Back in 1994, several years before Erin Brockovich and her boss Edward Masry saw their life stories reenacted on the big screen, Masry was representing a group of citizens from Rodeo, Calif., on the eastern side of San Francisco Bay. His clients lived near a Unocal oil refinery, and they were worried: They’d recently endured a major release of a refinery catalyst called catacarb, which had coated their neighborhoods with sticky goo. Hundreds of them had already gotten sick, and they’d been noticing odd smells around the Unocal site. “We realized there was no way for the people to monitor what was coming out of the refinery,” says Masry.


So Masry inaugurated his own monitoring program. He called up an environmental engineering firm and asked them to redesign the standard air-sampling device — known as a Summa canister, a stainless-steel unit that costs about $2,000 — into a cheap and accurate tool that private citizens could use.
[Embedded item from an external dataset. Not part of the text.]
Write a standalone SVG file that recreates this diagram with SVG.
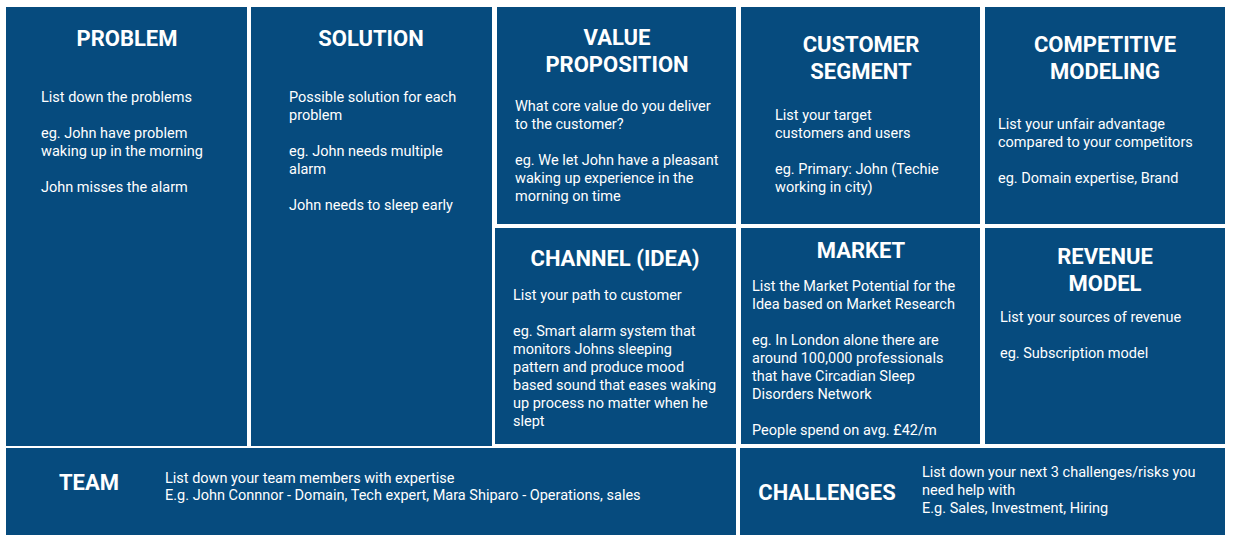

The engineers’ solution? The good old five-gallon bucket.


The engineers brought the cost of the sampling unit down to about $250 by housing its guts in an airtight plastic bucket. Once a “grab sample” of air is taken with the bucket, the heavy-duty Tedlar bag inside can be sealed and sent to a lab for analysis. Masry gave 30 buckets to Rodeo citizens, encouraging them to keep tabs on future releases from the Unocal refinery. “The amount of releases dropped dramatically,” he remembers. Two years later, thanks in part to the data collected by refinery neighbors, Unocal settled the citizens’ lawsuit, paying a total of $80 million to the 6,000 residents injured by the catacarb release.


Denny Larson, then part of a local group called Communities for a Better Environment, saw huge political potential in the engineers’ invention. Larson wanted an even cheaper, simpler version of the bucket, so he and his coworkers started searching for substitute parts at camping stores, boat shops, and vacuum-cleaner dealers. They eventually shaved the cost down to about $75 per unit, and designed a guerrilla environmental monitoring program that included protocols for data collection. Larson started hawking the program to grassroots activists in the Bay Area, and in 1995 his group got a private grant to take their buckets on the road. And thus the Bucket Brigade was born.



Today, there are about 25 Bucket Brigades active in the United States, ranging from California to Philadelphia and Texas to North Carolina. They keep an eye on oil refineries, chemical plants, and even large-scale hog farms. Most are based in “fenceline” neighborhoods — communities located next to industrial sites — and most use the protocols developed by Larson and his coworkers. Each has a team of “sniffers” to detect unusual odors, and a team of samplers to confirm the sniffers’ suspicions via the buckets.


Larson says he’s seen this power embraced around the world. “People get so excited when they build the bucket, get the test results, and find out what they’re breathing for the first time,” he says. “Man, when they go after companies and regulators, you’d better not be in their way.”